Across Europe and the U.S., fears over immigration, terrorism and crime have risen in recent years and become a prominent fixture in political discourse, especially when it comes to the world’s biggest religion: Islam.
But with the increased scrutiny of Islam has come a great deal of misinformation, so much so that most countries, including the U.S., wildly overestimate their Muslim populations, according to a recent study.
In a study entitled “The Perils of Perception,” polling agency Ipsos MORI reported that, on average, Americans guessed that the percentage of people in the U.S. was 17 percent, far above the actual number, one percent, according to the Pew Research Center.
But Americans were not even the most incorrect when it came to estimating the prevalence of Muslims in their country.
In France, which has suffered three mass terrorist attacks linked to Islamic terror groups since January 2015, the average guess for the percentage of the Muslim population was 31 percent, while the actual number is 7.5 percent. In Germany, where the government’s decision to accept hundreds of thousands of refugees, many from the Middle East, was met with intense opposition, people overshot the actual number by an average of 16 percentage points. In Italy, where Pew reports that 69 percent of the population has an unfavorable view of Muslims in the country, the difference between the average guess and reality was 17 percent.

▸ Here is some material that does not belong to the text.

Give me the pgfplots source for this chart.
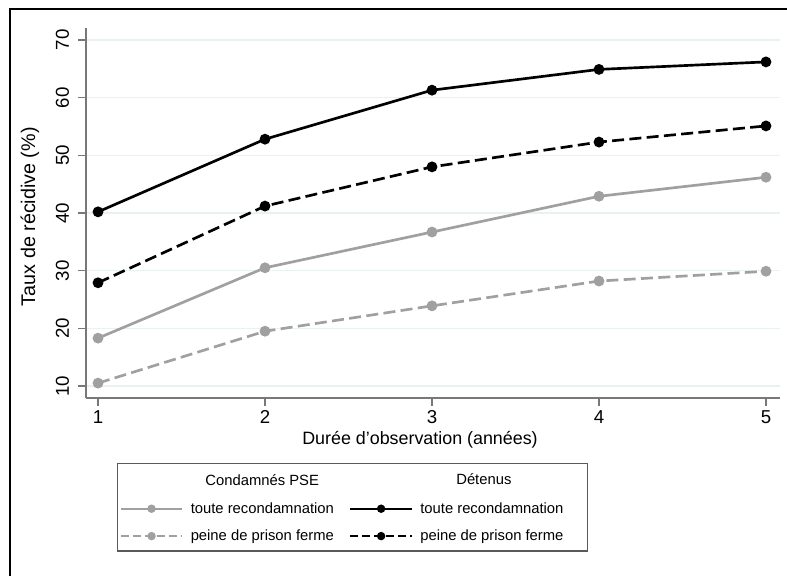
\documentclass[border=0pt]{standalone}
\usepackage{fontspec}
\setmainfont{Liberation Sans}
\usepackage{pgfplots}
\pgfplotsset{compat=1.18}
\definecolor{gridc}{RGB}{234,241,243}
\definecolor{psec}{RGB}{160,160,160}
\definecolor{axc}{RGB}{120,120,120}
\definecolor{legc}{RGB}{90,90,90}

\pgfplotstableread{
x  dts  dpf  pts  ppf
1  40.2 27.9 18.3 10.5
2  52.8 41.2 30.5 19.5
3  61.3 48.0 36.7 23.9
4  64.9 52.3 42.9 28.2
5  66.2 55.1 46.2 29.9
}\data

\begin{document}
\begin{tikzpicture}
\useasboundingbox (0,0) rectangle (590.25pt,431.25pt);
\draw[line width=2.2pt] (7.5pt,-2pt) -- (7.5pt,424.5pt) -- (592pt,424.5pt);
\begin{axis}[
  at={(64.5pt,132.75pt)}, anchor=south west,
  scale only axis, width=520.5pt, height=277.5pt,
  xmin=0.928, xmax=5.084, ymin=7.92, ymax=72.08,
  axis x line*=bottom, axis y line*=left,
  axis line style={axc, line width=1.1pt},
  xtick={1,2,3,4,5}, ytick={10,20,30,40,50,60,70},
  tick align=outside, major tick length=6pt,
  tick style={axc, line width=0.9pt},
  ymajorgrids, grid style={gridc, line width=1.2pt},
  /pgf/number format/assume math mode=true,
  ticklabel style={font=\fontsize{14}{16}\selectfont},
  yticklabel style={rotate=90, anchor=south, inner sep=6.5pt},
  xticklabel style={inner sep=3pt},
  xlabel={Durée d'observation (années)},
  ylabel={Taux de récidive (\%)},
  xlabel style={font=\fontsize{13.4}{15}\selectfont, at={(axis description cs:0.4813,0)}, anchor=center, yshift=-31.5pt},
  ylabel style={font=\fontsize{14.8}{16}\selectfont, at={(axis description cs:-0.0807,0.49)}, anchor=center},
  legend columns=2,
  legend style={at={(axis description cs:0.0447,-0.1757)}, anchor=north west,
    draw=legc, line width=1pt, inner xsep=1.5pt, inner ysep=4.5pt,
    font=\fontsize{11.1}{13}\selectfont,
    /tikz/every odd column/.append style={column sep=3.5pt},
    /tikz/every even column/.append style={column sep=9.5pt},
    row sep=7pt},
  legend cell align=left,
  legend image code/.code={\draw[mark repeat=2,mark phase=2] plot coordinates {(0pt,0pt) (23pt,0pt) (46pt,0pt)};},
]
\addplot[psec, line width=2pt, mark=*, mark size=3pt, forget plot] table[x=x,y=pts] {\data};
\addplot[psec, line width=2pt, dash pattern=on 9pt off 4pt, mark=*, mark size=3pt, mark options={solid}, forget plot] table[x=x,y=ppf] {\data};
\addplot[black, line width=2pt, mark=*, mark size=3pt, forget plot] table[x=x,y=dts] {\data};
\addplot[black, line width=2pt, dash pattern=on 9pt off 4pt, mark=*, mark size=3pt, mark options={solid}, forget plot] table[x=x,y=dpf] {\data};

\addlegendimage{empty legend}
\addlegendentry{\hspace*{11pt}Condamnés PSE\rule[-8.5pt]{0pt}{18.5pt}}
\addlegendimage{empty legend}
\addlegendentry{\makebox[122pt][l]{\hspace*{27pt}Détenus}}
\addlegendimage{psec, line width=1.8pt, mark=*, mark size=2.2pt}
\addlegendentry{toute recondamnation}
\addlegendimage{black, line width=1.8pt, mark=*, mark size=2.2pt}
\addlegendentry{toute recondamnation}
\addlegendimage{psec, line width=1.8pt, dash pattern=on 6pt off 3pt, mark=*, mark size=2.2pt, mark options={solid}}
\addlegendentry{peine de prison ferme}
\addlegendimage{black, line width=1.8pt, dash pattern=on 6pt off 3pt, mark=*, mark size=2.2pt, mark options={solid}}
\addlegendentry{peine de prison ferme}
\end{axis}
\end{tikzpicture}
\end{document}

According to Pew, there are 3.3 million Muslims in the U.S. If the average guess of 17 percent was correct, there would be 55 million (the U.S. population is a little over 325 million).

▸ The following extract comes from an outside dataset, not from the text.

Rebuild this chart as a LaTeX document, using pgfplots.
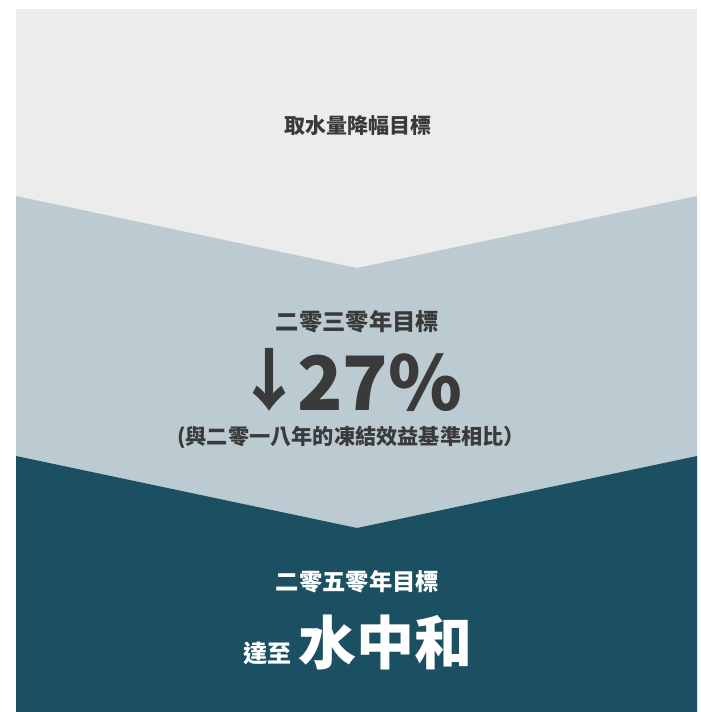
\documentclass[border=0pt]{standalone}
\usepackage{fontspec}
\setmainfont{Noto Sans CJK TC}
\usepackage{pgfplots}
\pgfplotsset{compat=1.18}
\definecolor{bgGray}{HTML}{ECECEC}
\definecolor{midBlue}{HTML}{BCCAD1}
\definecolor{darkTeal}{HTML}{1B4F62}
\definecolor{txtGray}{HTML}{3A3A3A}
\begin{document}
\begin{tikzpicture}
\begin{axis}[
  width=701pt, height=712pt, scale only axis,
  xmin=0, xmax=701, ymin=0, ymax=712, y dir=reverse,
  hide axis, clip=false]
% full canvas (white margin)
\addplot[fill=white, draw=none] coordinates {(0,0) (701,0) (701,712) (0,712)} -- cycle;
% background panels (pixel coordinates)
\addplot[fill=bgGray, draw=none] coordinates {(16,9) (697,9) (697,712) (16,712)} -- cycle;
\addplot[fill=midBlue, draw=none] coordinates {(16,196) (357,268) (697,196) (697,712) (16,712)} -- cycle;
\addplot[fill=darkTeal, draw=none] coordinates {(16,456) (357,528) (697,456) (697,712) (16,712)} -- cycle;
% texts
\node[text=txtGray, font=\fontsize{21}{25}\selectfont\bfseries, inner sep=0] at (axis cs:357.5,126) {取水量降幅目標};
\node[text=txtGray, font=\fontsize{23.3}{27}\selectfont\bfseries, inner sep=0] at (axis cs:357.5,322) {二零三零年目標};
\node[text=txtGray, font=\fontsize{68}{76}\selectfont\bfseries, inner sep=0] at (axis cs:269.5,380) {↓};
\node[text=txtGray, font=\fontsize{75}{84}\selectfont\bfseries, inner sep=0, anchor=base west] at (axis cs:297,410) {27\%};
\node[text=txtGray, font=\fontsize{21.2}{25}\selectfont\bfseries, inner sep=0] at (axis cs:351,438) {(與二零一八年的凍結效益基準相比）};
\node[text=white, font=\fontsize{23.3}{27}\selectfont\bfseries, inner sep=0] at (axis cs:357.5,582) {二零五零年目標};
\node[text=white, font=\fontsize{24}{28}\selectfont\bfseries, inner sep=0, anchor=base west] at (axis cs:243,662) {達至};
\node[text=white, font=\fontsize{58}{64}\selectfont\bfseries, inner sep=0, anchor=base west] at (axis cs:298,664) {水中和};
\end{axis}
\end{tikzpicture}
\end{document}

According to the HuffPost/YouGov poll, a majority of Americans have a somewhat or very unfavorable view of Islam. Similarly, 53 percent of the population believe Muslims are not doing enough to combat radicalism in their own communities, and 60 percent believe the U.S. is at war with “radical Islamic terrorism,” according to polls from PRRI and Rasmussen Reports, respectively.

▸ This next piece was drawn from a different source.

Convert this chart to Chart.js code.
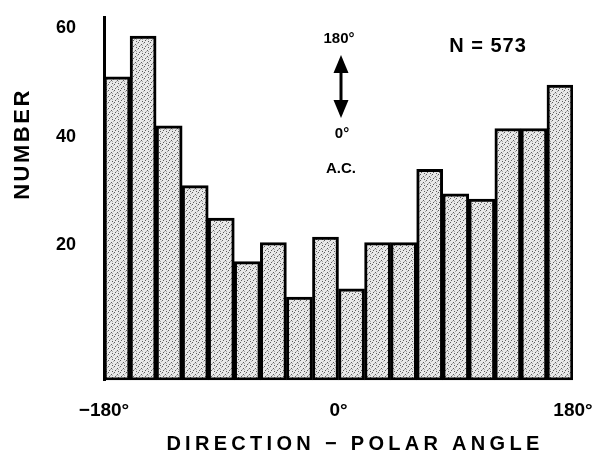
<!DOCTYPE html>
<html>
<head>
  <meta charset="utf-8" />
  <title>Direction - Polar Angle</title>
  <script src="https://cdn.jsdelivr.net/npm/chart.js"></script>
  <style>
    html, body {
      margin: 0;
      padding: 0;
      background: #fff;
    }
    .wrap {
      width: 594px;
      height: 460px;
    }
  </style>
</head>
<body>
  <div class="wrap"><canvas id="hist"></canvas></div>

  <script>
    // bin centres (20 deg bins) and counts
    const binCenters = [-170, -150, -130, -110, -90, -70, -50, -30, -10, 10, 30, 50, 70, 90, 110, 130, 150, 170];
    const counts = [51, 58.5, 42, 31, 25, 17, 20.5, 10.5, 21.5, 12, 20.5, 20.5, 34, 29.5, 28.5, 41.5, 41.5, 49.5];
    const yTicks = [20, 40, 60];
    const xTicks = [-180, 0, 180];
    const xTickLabels = ['\u2212180\u00b0', '0\u00b0', '180\u00b0'];
    const yMin = -4.8;
    const yMax = 62;

    // stippled grey fill like the printed figure
    function makeStipple() {
      const c = document.createElement('canvas');
      c.width = 6;
      c.height = 6;
      const g = c.getContext('2d');
      g.fillStyle = '#e8e8e8';
      g.fillRect(0, 0, 6, 6);
      g.fillStyle = '#5c5c5c';
      g.fillRect(0, 0, 1, 1);
      g.fillRect(3, 2, 1, 1);
      g.fillRect(1, 4, 1, 1);
      g.fillRect(4, 5, 1, 1);
      g.fillStyle = '#a8a8a8';
      g.fillRect(5, 1, 1, 1);
      g.fillRect(2, 3, 1, 1);
      g.fillRect(4, 3, 1, 1);
      return g.createPattern(c, 'repeat');
    }

    // titles and the little annotation (arrow, N = 573)
    const labelsPlugin = {
      id: 'labels',
      afterDraw(chart) {
        const ctx = chart.ctx;
        ctx.save();
        ctx.fillStyle = '#000';
        ctx.strokeStyle = '#000';
        ctx.textAlign = 'center';
        ctx.textBaseline = 'middle';

        // y title
        ctx.save();
        ctx.translate(23, 144);
        ctx.rotate(-Math.PI / 2);
        ctx.font = 'bold 22px "Liberation Sans", Arial, sans-serif';
        ctx.letterSpacing = '2.5px';
        ctx.fillText('NUMBER', 0, 0);
        ctx.restore();

        // x title
        ctx.font = 'bold 20px "Liberation Sans", Arial, sans-serif';
        ctx.letterSpacing = '4.3px';
        ctx.fillText('DIRECTION \u2212 POLAR ANGLE', 355, 444);

        // N = 573
        ctx.font = 'bold 20px "Liberation Sans", Arial, sans-serif';
        ctx.letterSpacing = '1px';
        ctx.fillText('N = 573', 488, 46);

        // arrow legend
        ctx.letterSpacing = '0px';
        ctx.font = 'bold 15px "Liberation Sans", Arial, sans-serif';
        ctx.fillText('180\u00b0', 339, 39);
        ctx.fillText('0\u00b0', 342, 134);
        ctx.fillText('A.C.', 341, 169);

        const ax = 341, top = 55, bot = 118;
        ctx.lineWidth = 3;
        ctx.beginPath();
        ctx.moveTo(ax, top + 10);
        ctx.lineTo(ax, bot - 10);
        ctx.stroke();
        ctx.beginPath();
        ctx.moveTo(ax, top);
        ctx.lineTo(ax - 7.5, top + 18);
        ctx.lineTo(ax + 7.5, top + 18);
        ctx.closePath();
        ctx.fill();
        ctx.beginPath();
        ctx.moveTo(ax, bot);
        ctx.lineTo(ax - 7.5, bot - 18);
        ctx.lineTo(ax + 7.5, bot - 18);
        ctx.closePath();
        ctx.fill();

        ctx.restore();
      }
    };

    const ctx = document.getElementById('hist').getContext('2d');

    new Chart(ctx, {
      type: 'bar',
      data: {
        datasets: [{
          data: binCenters.map((x, i) => ({ x: x, y: counts[i] })),
          base: yMin,
          backgroundColor: makeStipple(),
          borderColor: '#000',
          borderWidth: 3,
          borderSkipped: false,
          barPercentage: 1,
          categoryPercentage: 1
        }]
      },
      options: {
        responsive: true,
        maintainAspectRatio: false,
        animation: false,
        layout: {
          padding: { left: 28, top: 17, right: 21, bottom: 19 }
        },
        plugins: {
          legend: { display: false },
          tooltip: { enabled: false }
        },
        scales: {
          x: {
            type: 'linear',
            min: -180,
            max: 180,
            offset: false,
            grid: { display: false, drawTicks: false },
            border: { display: false },
            afterBuildTicks: (axis) => {
              axis.ticks = xTicks.map(v => ({ value: v }));
            },
            // label overflow is handled by the layout padding above
            afterFit: (axis) => {
              axis.paddingRight = 0;
            },
            ticks: {
              padding: 19,
              autoSkip: false,
              maxRotation: 0,
              color: '#000',
              font: { family: '"Liberation Sans", Arial, sans-serif', size: 19, weight: 'bold' },
              callback: (v) => xTickLabels[xTicks.indexOf(v)]
            }
          },
          y: {
            min: yMin,
            max: yMax,
            grid: { display: false, drawTicks: false },
            border: { display: true, color: '#000', width: 3 },
            afterBuildTicks: (axis) => {
              axis.ticks = yTicks.map(v => ({ value: v }));
            },
            afterFit: (axis) => {
              axis.paddingTop = 0;
              axis.paddingBottom = 0;
            },
            ticks: {
              padding: 28,
              color: '#000',
              font: { family: '"Liberation Sans", Arial, sans-serif', size: 18, weight: 'bold' }
            }
          }
        }
      },
      plugins: [labelsPlugin]
    });
  </script>
</body>
</html>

In the recent presidential election, Republican Donald Trump’s pledge to combat “radical Islamic terrorism” and proposal for a Muslim registry to prevent refugees from war-torn Islamic countries from entering the U.S. generated controversy and criticism but was cheered by his supporters. Concerns about terrorism are at their highest in more than a decade, according to CNN.
In addition, fears that sharia law, the law governing the Islamic faith, will be implemented in the United States have increased in recent months, boosted by false news reports claiming that activists and lawmakers have either implemented or tried to implement the law in Texas, Michigan, Colorado, Washington and in the U.S. Congress, according to Snopes.com.
The Ipsos MORI poll also asked participants to estimate what percentage of their population will be Muslim by 2020. Again, Americans wildly overestimated, saying 23 percent of the U.S. would be Muslim. Current projections have the actual number at 1.1 percent. According to a Pew poll, just 36 percent of Americans say they know someone who is Muslim.
On the opposite end of the spectrum, the poll revealed that countries that are mostly Muslim, such as Turkey and Indonesia, actually underestimate the percentage of the population that is Muslim. In particular, the Turkish people undershot the right answer by 17 percentage points.